Abstract

The relative importance of direct and indirect combustion noise in a realistic gas-turbine combustor is investigated. While temperature fluctuations are commonly recognized as the primary source of indirect combustion noise, recent theoretical analysis has shown that mixture inhomogeneities and associated variations in the Gibbs free energy represent another indirect noise-source contribution that is further investigated in this study. To this end, a hybrid model is developed that combines large-eddy simulations for predicting the unsteady turbulent reacting flow field in the combustor with a linearized Euler solver to describe the transmission and generation of noise through the downstream nozzle.
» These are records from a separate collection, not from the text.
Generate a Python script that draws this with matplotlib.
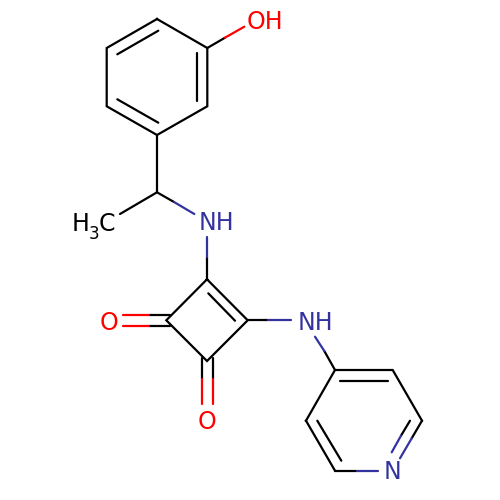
import matplotlib
matplotlib.use("Agg")
import matplotlib.pyplot as plt

BLACK, RED, BLUE = "#000000", "#FF0000", "#33339F"

# atom positions
benzene_x = [157, 207.3, 207.3, 157, 106.7, 106.7, 157]
benzene_y = [19, 48, 106.3, 135, 106.3, 48, 19]
benzene_inner = [((117.3, 54.3), (158.3, 30.7)), ((197, 53.3), (197, 100.7)), ((117.3, 99.3), (158.3, 122.7))]
square_x = [207, 247.7, 207, 166.3, 207]
square_y = [279.3, 320.3, 361, 320.3, 279.3]
square_inner = [((208.3, 293.3), (235, 320.7))]
pyridine_x = [306, 335, 392.7, 422]
pyridine_y = [420.7, 370, 370, 420.7]
pyridine_lower_x = [306, 335]
pyridine_lower_y = [420.7, 470.7]
pyridine_inner = [((340, 381), (387.7, 381)), ((317.3, 420.7), (341.3, 460.7))]
black_bonds = [((157, 135), (157, 192.3)), ((157, 192.3), (120, 214))]

# bonds with two colours: (start, middle, end, start colour, end colour)
split_bonds = [
    ((207.3, 48), (225, 37.7), (244.3, 26.7), BLACK, RED),
    ((157, 192.3), (174, 202), (194.3, 214), BLACK, BLUE),
    ((207, 279.3), (207, 257), (207, 236.7), BLACK, BLUE),
    ((247.7, 320.3), (268.3, 320.3), (291.3, 320.3), BLACK, BLUE),
    ((335, 370), (324.3, 351), (315, 336.7), BLACK, BLUE),
    ((170, 315.3), (149, 315.3), (123.3, 315.3), BLACK, RED),
    ((170, 325.7), (149, 325.7), (123.3, 325.7), BLACK, RED),
    ((202, 358), (202, 379.3), (202, 404.3), BLACK, RED),
    ((212.7, 358), (212.7, 379.3), (212.7, 404.3), BLACK, RED),
    ((422, 420.7), (411.7, 438.3), (400, 458.3), BLACK, BLUE),
    ((410, 420.7), (401, 435.7), (391.7, 452.3), BLACK, BLUE),
    ((335, 470.7), (356.7, 470.7), (378.3, 470.7), BLACK, BLUE),
]

# atom labels: text, x, y, colour, font size
labels = [
    ("OH", 265, 19.5, RED, 17),
    ("NH", 216, 221, BLUE, 17),
    ("NH", 315, 320, BLUE, 17),
    ("O", 108.7, 320, RED, 17),
    ("O", 206.7, 419.5, RED, 17),
    ("N", 392.7, 469.5, BLUE, 17),
    ("H", 80.5, 221.5, BLACK, 17),
    ("3", 93.5, 232, BLACK, 12),
    ("C", 106.5, 221.5, BLACK, 17),
]

LW = 1.6
fig = plt.figure(figsize=(5, 5), dpi=100)
ax = fig.add_axes([0, 0, 1, 1])
ax.set_xlim(0, 500)
ax.set_ylim(500, 0)
ax.axis("off")

def seg(p, q, c):
    ax.plot([p[0], q[0]], [p[1], q[1]], color=c, lw=LW, solid_capstyle="round", solid_joinstyle="miter")

ax.plot(benzene_x, benzene_y, color=BLACK, lw=LW, solid_joinstyle="miter")
ax.plot(square_x, square_y, color=BLACK, lw=LW, solid_joinstyle="miter")
ax.plot(pyridine_x, pyridine_y, color=BLACK, lw=LW, solid_joinstyle="miter")
ax.plot(pyridine_lower_x, pyridine_lower_y, color=BLACK, lw=LW, solid_joinstyle="miter")
for p, q in benzene_inner + square_inner + pyridine_inner + black_bonds:
    seg(p, q, BLACK)
for a, m, b, c1, c2 in split_bonds:
    seg(a, m, c1)
    seg(m, b, c2)
for t, x, y, c, s in labels:
    ax.text(x, y, t, color=c, fontsize=s, ha="center", va="center_baseline", family="DejaVu Sans")

fig.savefig("out.png", dpi=100)
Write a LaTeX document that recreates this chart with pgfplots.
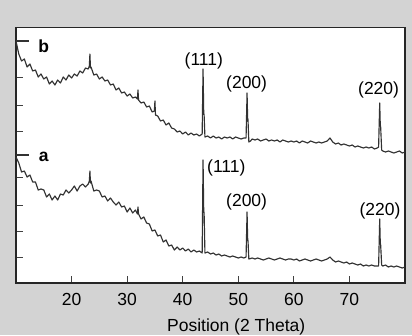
\documentclass[border=0pt]{standalone}
\usepackage{fontspec}
\setmainfont{Liberation Sans}
\usepackage{pgfplots}
\pgfplotsset{compat=1.18}
\usetikzlibrary{backgrounds}
\definecolor{bggray}{RGB}{211,211,211}
\definecolor{trace}{RGB}{50,50,50}
\newcommand{\lf}{\fontsize{17.5}{20}\selectfont}
\tikzset{xrd/.style={trace, line width=1.15pt, line join=round, no marks}}
\begin{document}
\begin{tikzpicture}
\begin{axis}[
  scale only axis, width=389pt, height=255.5pt,
  at={(0,0)}, anchor=south west,
  xmin=10, xmax=80, ymin=0, ymax=255.5,
  axis background/.style={fill=white},
  axis line style={line width=1.5pt, black!85},
  tick pos=left, tick align=inside, major tick length=7pt,
  tick style={line width=0.8pt, black!75},
  xtick={20,30,40,50,60,70},
  ytick={26,52,78,105.7,152,178,205.3}, yticklabels={},
  /pgf/number format/assume math mode=true,
  xticklabel style={font=\lf, inner sep=0pt, yshift=-10pt},
  xlabel={Position (2 Theta)},
  xlabel style={font=\lf, at={(axis description cs:0.566,0)}, anchor=base, yshift=-48.7pt},
  clip=false,
]
\addplot[xrd] coordinates {
(10.0,126) (10.5,120) (11.0,111) (11.5,112) (12.0,106) (12.5,108) (13.0,101) (13.5,101)
(14.0,93) (14.5,94) (15.0,93) (15.5,86) (16.0,89) (16.5,83) (17.0,87) (17.5,83)
(18.0,89) (18.5,88) (19.0,93) (19.5,90) (20.0,93) (20.5,97) (21.0,92) (21.5,97)
(22.0,99) (22.5,96) (23.0,99) (23.2,102) (23.3,112) (23.4,100) (23.5,102) (24.0,92)
(24.5,93) (25.0,92) (25.5,86) (26.0,87) (26.5,82) (27.0,85) (27.5,81) (28.0,78)
(28.5,81) (29.0,76) (29.5,77) (30.0,71) (30.5,75) (31.0,70) (31.5,73) (31.85,69)
(31.95,76) (32.05,69) (32.5,64) (33.0,66) (33.5,60) (34.0,59) (34.5,52) (35.0,53)
(35.5,47) (36.0,48) (36.5,41) (37.0,43) (37.5,37) (38.0,38) (38.5,33) (39.0,36)
(39.5,33) (40.0,35) (40.5,32) (41.0,34) (41.5,31) (42.0,33) (42.5,31) (43.0,32)
(43.5,30) (43.66,123) (43.78,72) (43.85,70) (44.0,30) (44.5,31) (45.0,29) (45.5,30)
(46.0,28) (46.5,29) (47.0,27) (47.5,28) (48.0,27) (48.5,26) (49.0,27) (49.5,26)
(50.0,25) (50.5,26) (51.0,25) (51.4,26) (51.58,71) (51.68,45) (51.75,42) (51.9,24)
(52.5,25) (53.0,24) (53.5,25) (54.0,24) (54.5,23) (55.0,24) (55.5,25) (56.0,24)
(56.5,23) (57.0,24) (57.5,25) (58.0,24) (58.5,23) (59.0,24) (59.5,24) (60.0,23)
(60.5,24) (61.0,22) (61.5,23) (62.0,24) (62.5,23) (63.0,22) (63.5,23) (64.0,24)
(64.5,23) (65.0,22) (65.5,23) (66.0,24) (66.5,26) (67.0,23) (67.5,21) (68.0,22)
(68.5,21) (69.0,20) (69.5,21) (70.0,19) (70.5,20) (71.0,19) (71.5,18) (72.0,19)
(72.5,17) (73.0,18) (73.5,17) (74.0,18) (74.5,17) (75.0,17) (75.25,17) (75.45,64)
(75.55,40) (75.62,38) (75.8,18) (76.0,17) (76.5,18) (77.0,16) (77.5,17) (78.0,16)
(78.5,17) (79.0,16) (79.5,15) (80.0,16)
};
\addplot[xrd] coordinates {
(10.0,242) (10.5,229) (11.0,222) (11.5,224) (12.0,216) (12.5,219) (13.0,212) (13.5,213)
(14.0,206) (14.5,209) (15.0,204) (15.5,206) (16.0,199) (16.5,202) (17.0,198) (17.5,203)
(18.0,200) (18.5,206) (19.0,203) (19.5,208) (20.0,205) (20.5,209) (21.0,207) (21.5,212)
(22.0,210) (22.5,215) (23.0,214) (23.2,217) (23.3,229) (23.4,215) (23.5,216) (24.0,208)
(24.5,209) (25.0,204) (25.5,206) (26.0,202) (26.5,203) (27.0,198) (27.5,199) (28.0,193)
(28.5,195) (29.0,190) (29.5,191) (30.0,187) (30.5,189) (31.0,185) (31.5,186) (31.85,184)
(31.95,193) (32.05,183) (32.5,180) (33.0,181) (33.5,176) (34.0,177) (34.5,171) (34.9,172)
(35.0,182) (35.1,168) (35.5,167) (36.0,162) (36.5,163) (37.0,158) (37.5,160) (38.0,155)
(38.5,154) (39.0,151) (39.5,152) (40.0,149) (40.5,151) (41.0,148) (41.5,150) (42.0,148)
(42.5,149) (43.0,147) (43.5,149) (43.66,214) (43.78,170) (43.85,168) (44.0,146) (44.5,147)
(45.0,145) (45.5,147) (46.0,145) (46.5,146) (47.0,144) (47.5,146) (48.0,145) (48.5,146)
(49.0,144) (49.5,146) (50.0,145) (50.5,144) (51.0,145) (51.4,145) (51.58,190) (51.68,165)
(51.75,163) (51.9,141) (52.2,142) (52.5,144) (53.0,143) (53.5,144) (54.0,142) (54.5,143)
(55.0,144) (55.5,142) (56.0,143) (56.5,142) (57.0,143) (57.5,141) (58.0,143) (58.5,142)
(59.0,141) (59.5,142) (60.0,141) (60.5,142) (61.0,140) (61.5,142) (62.0,141) (62.5,140)
(63.0,142) (63.5,141) (64.0,140) (64.5,141) (65.0,140) (65.5,141) (66.0,142) (66.5,145)
(67.0,141) (67.5,139) (68.0,140) (68.5,138) (69.0,139) (69.5,138) (70.0,137) (70.5,138)
(71.0,136) (71.5,137) (72.0,136) (72.5,135) (73.0,136) (73.5,135) (74.0,136) (74.5,134)
(75.0,135) (75.25,136) (75.45,180) (75.55,158) (75.62,156) (75.8,133) (76.0,132) (76.5,131)
(77.0,132) (77.5,131) (78.0,130) (78.5,131) (79.0,132) (79.5,130) (80.0,131)
};
\addplot[xrd] coordinates {(10,242) (12.3,242)};
\addplot[xrd] coordinates {(10,128) (12.3,128)};
\node[font=\lf\bfseries] at (axis cs:15.0,237) {b};
\node[font=\lf\bfseries] at (axis cs:15.0,126.3) {a};
\node[font=\lf, anchor=base] at (axis cs:43.8,217.5) {(111)};
\node[font=\lf, anchor=base] at (axis cs:51.5,194.7) {(200)};
\node[font=\lf, anchor=base] at (axis cs:75.25,189) {(220)};
\node[font=\lf, anchor=base] at (axis cs:47.85,110.5) {(111)};
\node[font=\lf, anchor=base] at (axis cs:51.5,77) {(200)};
\node[font=\lf, anchor=base] at (axis cs:75.5,67.5) {(220)};
\end{axis}
\begin{scope}[on background layer]
\fill[bggray] (-16pt,-52pt) rectangle (396pt,283pt);
\end{scope}
\pgfresetboundingbox
\path (-16pt,-52pt) rectangle (396pt,283pt);
\end{tikzpicture}
\end{document}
By considering an operating point near the lean blow-out limit at cruise conditions, it is shown that indirect noise has an appreciable contribution to the overall noise emission at low frequencies, and direct noise arising from a tonal instability in the combustor dominates at higher frequencies. At this operating point, indirect noise contributing from compositional inhomogeneities was found to be comparable in magnitude to entropy noise from temperature inhomogeneities. A modal analysis of the indirect noise sources showed that the entropy and compositional noise are shifted in phase, resulting in a cancellation of the indirect noise. Effects of Mach number and modal shape of the combustor-exit perturbations on the noise generation are investigated, demonstrating the importance of spatial inhomogeneities to the core-noise contribution.